“Tea would arrive, the cakes squatting on cushions of cream, toast in a melting shawl of butter, cups agleam and a faint wisp of steam rising from the teapot shawl.”
― Gerald Durrell, My Family and Other Animals
Afternoon tea celebrations are the perfect occasion for the most marvelous, diverse spreads, including plates of savory light bites next to irresistible sweet treats. For baby and wedding showers, or special birthday celebrations, consider a traditional (or not so traditional) afternoon tea.

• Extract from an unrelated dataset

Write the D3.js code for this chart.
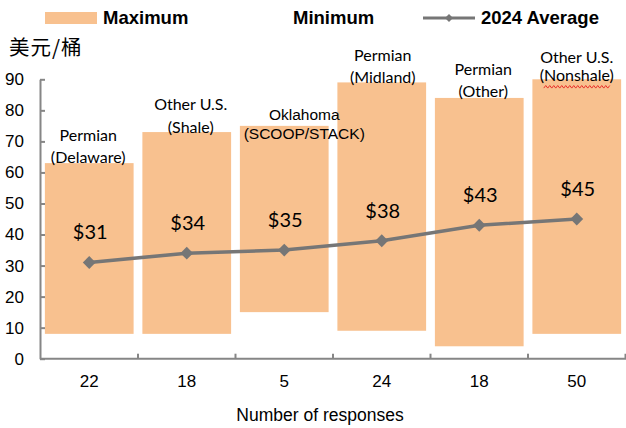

Speaking of a less traditional afternoon tea, your celebration may very well include plenty of champagne to toast the occasion, but let that be in addition to a sumptuous, classic high tea spread which should feature the most refined quality teas offering exquisite bouquets of aroma and taste.
Thierry Isambert Culinary and Event Design’s Executive Sous Chef, Michael Finizia, prefers Monkey Picked Oolong Tea, also known as Black Dragon Pearl, which comes from the Tie Guan Yin plant. Why “Monkey Picked?” Well, legend has it that monkeys were trained by monks to pick the choicest leaves from wild trees growing in the Wuyi Mountains of Fujian Province. The monkey picked tea was gifted to Emperor Qian Long in 1741, and the tea, with its smooth, bright, floral-buttery aroma and clean, refreshing finish, was originally a delicacy reserved for the Imperial Court.

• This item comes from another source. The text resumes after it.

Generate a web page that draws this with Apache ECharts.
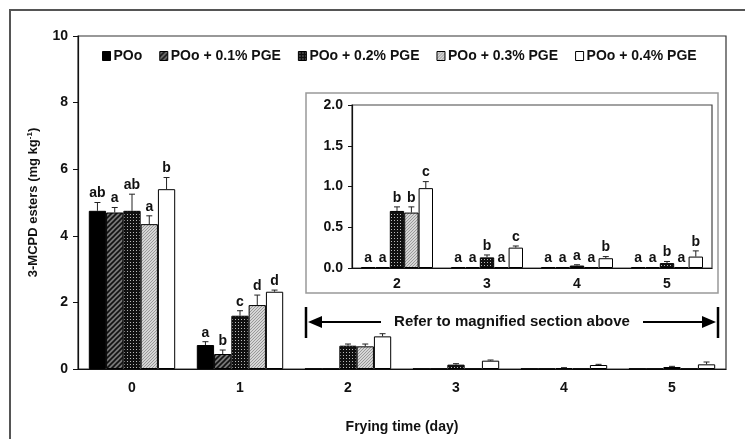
<!DOCTYPE html>
<html><head><meta charset="utf-8">
<script src="https://cdn.jsdelivr.net/npm/echarts@6/dist/echarts.min.js"></script>
<style>html,body{margin:0;padding:0;background:#fff}#c{width:745px;height:439px}</style>
</head><body><div id="c"></div>
<script>
const days = ['0','1','2','3','4','5'];
const seriesNames = ['POo','POo + 0.1% PGE','POo + 0.2% PGE','POo + 0.3% PGE','POo + 0.4% PGE'];
const vPOo  = [4.75, 0.72, 0.01, 0.01, 0.01, 0.01];
const vP01  = [4.70, 0.45, 0.01, 0.01, 0.01, 0.01];
const vP02  = [4.75, 1.60, 0.70, 0.13, 0.03, 0.06];
const vP03  = [4.35, 1.92, 0.68, 0.01, 0.01, 0.01];
const vP04  = [5.40, 2.32, 0.98, 0.25, 0.12, 0.14];
const ePOo  = [0.25, 0.10, 0, 0, 0, 0];
const eP01  = [0.15, 0.12, 0, 0, 0, 0];
const eP02  = [0.50, 0.15, 0.05, 0.03, 0.01, 0.02];
const eP03  = [0.25, 0.30, 0.07, 0, 0, 0];
const eP04  = [0.35, 0.05, 0.08, 0.02, 0.02, 0.07];
const lPOo  = ['ab','a','a','a','a','a'];
const lP01  = ['a','b','a','a','a','a'];
const lP02  = ['ab','c','b','b','a','b'];
const lP03  = ['a','d','b','a','a','a'];
const lP04  = ['b','d','c','c','b','b'];
const yTicksMain = [0,2,4,6,8,10];
const yTicksInset = [0,0.5,1.0,1.5,2.0];
const insetFrom = 2;

const values = [vPOo,vP01,vP02,vP03,vP04];
const errs = [ePOo,eP01,eP02,eP03,eP04];
const letters = [lPOo,lP01,lP02,lP03,lP04];

function pat(w,h,draw){const c=document.createElement('canvas');c.width=w;c.height=h;const g=c.getContext('2d');draw(g);return {image:c,repeat:'repeat'};}
const fills = [
  '#000',
  pat(5,5,g=>{g.fillStyle='#777';g.fillRect(0,0,5,5);g.strokeStyle='#111';g.lineWidth=1.6;g.beginPath();g.moveTo(-1,6);g.lineTo(6,-1);g.moveTo(-1,1);g.lineTo(1,-1);g.moveTo(4,6);g.lineTo(6,4);g.stroke();}),
  pat(3,3,g=>{g.fillStyle='#111';g.fillRect(0,0,3,3);g.fillStyle='#bbb';g.fillRect(1,1,1,1);}),
  pat(3,3,g=>{g.fillStyle='#d6d6d6';g.fillRect(0,0,3,3);g.fillStyle='#999';g.fillRect(0,0,1,1);g.fillRect(2,1,1,1);g.fillRect(1,2,1,1);}),
  '#fff'
];

const FONT = '"Liberation Sans", Arial, sans-serif';
const GAP = 0.2;

function errSeries(k, xIdx, yIdx, offset, showLetter){
  const vals = values[k].slice(offset), es = errs[k].slice(offset), ls = letters[k].slice(offset);
  return {
    type:'custom', xAxisIndex:xIdx, yAxisIndex:yIdx, z:10, silent:true,
    data: vals.map((v,i)=>[i, v, es[i]]),
    renderItem(params, api){
      const ci = api.value(0), v = api.value(1), e = api.value(2);
      const band = api.size([1,0])[0];
      const barW = band*(1-GAP)/5;
      const xc = api.coord([ci,0])[0] - band*(1-GAP)/2 + (k+0.5)*barW;
      const yT = api.coord([ci,v])[1], yE = api.coord([ci,v+e])[1];
      const ch = [];
      if (e > 0) {
        ch.push({type:'line',shape:{x1:xc,y1:yT,x2:xc,y2:yE},style:{stroke:'#222',lineWidth:1}});
        ch.push({type:'line',shape:{x1:xc-3,y1:yE,x2:xc+3,y2:yE},style:{stroke:'#222',lineWidth:1}});
      }
      if (showLetter(ci)) {
        ch.push({type:'text',style:{text:ls[params.dataIndex],x:xc,y:yE-2,textAlign:'center',textVerticalAlign:'bottom',font:'bold 14px '+FONT,fill:'#111'}});
      }
      return {type:'group',children:ch};
    }
  };
}

const series = [];
for (let k=0;k<5;k++){
  series.push({name:seriesNames[k],type:'bar',xAxisIndex:0,yAxisIndex:0,barGap:'0%',barCategoryGap:(GAP*100)+'%',
    data:values[k],itemStyle:{color:fills[k],borderColor:'#000',borderWidth:1}});
}
for (let k=0;k<5;k++){
  series.push({name:seriesNames[k]+' inset',type:'bar',xAxisIndex:1,yAxisIndex:1,barGap:'0%',barCategoryGap:(GAP*100)+'%',
    data:values[k].slice(insetFrom),itemStyle:{color:fills[k],borderColor:'#000',borderWidth:1}});
}
for (let k=0;k<5;k++) series.push(errSeries(k,0,0,0,ci=>ci<insetFrom));
for (let k=0;k<5;k++) series.push(errSeries(k,1,1,insetFrom,ci=>true));

const axisLbl = {color:'#111',fontWeight:'bold',fontSize:14,fontFamily:FONT};
const chart = echarts.init(document.getElementById('c'),null,{renderer:'canvas'});
chart.setOption({
  animation:false,
  backgroundColor:'#fff',
  textStyle:{fontFamily:FONT},
  legend:{data:seriesNames,left:97,top:44,icon:'rect',itemWidth:8,itemHeight:9,itemGap:17,
    textStyle:{color:'#111',fontWeight:'bold',fontSize:14,fontFamily:FONT,padding:[0,0,0,-2]},
    itemStyle:{borderColor:'#000',borderWidth:1}},
  grid:[
    {left:78,right:19,top:36,bottom:66,show:true,borderColor:'#333',borderWidth:1.2,backgroundColor:'transparent'},
    {left:352,right:33,top:105,bottom:171,show:true,borderColor:'#444',borderWidth:1.2,backgroundColor:'transparent'}
  ],
  xAxis:[
    {type:'category',gridIndex:0,data:days,name:'Frying time (day)',nameLocation:'middle',nameGap:51,
      nameTextStyle:{color:'#111',fontWeight:'bold',fontSize:14,fontFamily:FONT},
      axisLine:{lineStyle:{color:'#111',width:1.2}},axisTick:{alignWithLabel:true,length:4,lineStyle:{color:'#111'}},
      axisLabel:Object.assign({margin:12},axisLbl)},
    {type:'category',gridIndex:1,data:days.slice(insetFrom),
      axisLine:{lineStyle:{color:'#111',width:1.2}},axisTick:{alignWithLabel:true,length:3,lineStyle:{color:'#111'}},
      axisLabel:Object.assign({margin:9},axisLbl)}
  ],
  yAxis:[
    {type:'value',gridIndex:0,min:yTicksMain[0],max:yTicksMain[yTicksMain.length-1],interval:2,
      name:'3-MCPD esters (mg kg{sup|-1})',nameLocation:'middle',nameGap:38,nameRotate:90,
      nameTextStyle:{color:'#111',fontWeight:'bold',fontSize:13,fontFamily:FONT,rich:{sup:{fontSize:8,verticalAlign:'top',fontWeight:'bold',color:'#111',padding:[0,0,6,0]}}},
      axisLine:{show:true,lineStyle:{color:'#111',width:1.2}},axisTick:{show:true,length:5,lineStyle:{color:'#111'}},
      splitLine:{show:false},axisLabel:Object.assign({margin:10},axisLbl)},
    {type:'value',gridIndex:1,min:yTicksInset[0],max:yTicksInset[yTicksInset.length-1],interval:0.5,
      axisLine:{show:true,lineStyle:{color:'#111',width:1.2}},axisTick:{show:true,length:4,lineStyle:{color:'#111'}},
      splitLine:{show:false},axisLabel:Object.assign({margin:9,formatter:v=>v.toFixed(1)},axisLbl)}
  ],
  graphic:[
    {type:'rect',z:-10,silent:true,shape:{x:10,y:10,width:800,height:500},style:{fill:'none',stroke:'#555',lineWidth:2}},
    {type:'rect',z:-10,silent:true,shape:{x:306,y:93,width:412,height:200},style:{fill:'none',stroke:'#999',lineWidth:1.5}},
    {type:'line',z:5,shape:{x1:306,y1:307,x2:306,y2:338},style:{stroke:'#000',lineWidth:2.5}},
    {type:'line',z:5,shape:{x1:718,y1:307,x2:718,y2:338},style:{stroke:'#000',lineWidth:2.5}},
    {type:'line',z:5,shape:{x1:312,y1:322,x2:381,y2:322},style:{stroke:'#000',lineWidth:2}},
    {type:'polygon',z:5,shape:{points:[[308,322],[322,316],[322,328]]},style:{fill:'#000'}},
    {type:'line',z:5,shape:{x1:643,y1:322,x2:712,y2:322},style:{stroke:'#000',lineWidth:2}},
    {type:'polygon',z:5,shape:{points:[[716,322],[702,316],[702,328]]},style:{fill:'#000'}},
    {type:'text',z:5,style:{text:'Refer to magnified section above',x:512,y:322,textAlign:'center',textVerticalAlign:'middle',font:'bold 15px '+FONT,fill:'#111'}}
  ],
  series
});
</script></body></html>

Today Monkey Picked Oolong, or Dragon Pearl, is widely enjoyed by those with a refined taste for high quality tea and, of course, it is no longer picked by monkeys! The leaves are harvested in the Spring and Fall from higher elevations than the other Tie Guan Yin grades, and the tea is hand crafted by small family artisans.
Do remember to treat your tea with LOVE! By this I mean that each tea comes with different recommendations for the perfect time and temperature for steeping. Chef Michael Finizia recommends the gong fu method, which is the most refined method of brewing tea, using lots of loose leaf, multiple infusions and brief steeping times to enhance the fine flavors.
Chef Michael emphasizes that there is no limit to the food you can offer your guests for an afternoon, or high tea. How about small triangles of tea sandwiches, such as cucumber, curried chicken, Boursin or Smoked Salmon on Pumpernickel? Mini Quiches, followed by Fruit Tarts, Macaroons and Petit Fours. Don’t forget the three tiered tray brimming with freshly baked pastries, including English Scones served with butter, jam and whipped cream, muffins and mini-cupcakes. In fact, you can incorporate just about anything from Empanadas to Asian Dim Sum, just don’t call it lunch!
Last but not least, be wildly creative with your décor. This is an opportunity to bring out the antique porcelain china, grandma’s wedgewood tea set and fine silver milk jug with matching sugar pot. Remember to be generous with bright floral arrangements to delight your guests.
English literature is replete with references to High Tea and Afternoon Tea, many quotes are so perfectly described one can almost taste the delicacies! We opened with a quote from British author Gerald Durrell, so it seems only appropriate to sign off with a few lines by English author and playwright, Daphne du Maurier:
“Those dripping crumpets, I can see them now. Tiny crisp wedges of toast, and piping-hot, flaky scones. Sandwiches of unknown nature, mysteriously flavoured and quite delectable, and that very special gingerbread. Angel cake, that melted in the mouth, and his rather stodgier companion, bursting with peel and raisins. There was enough food there to keep a starving family for a week.”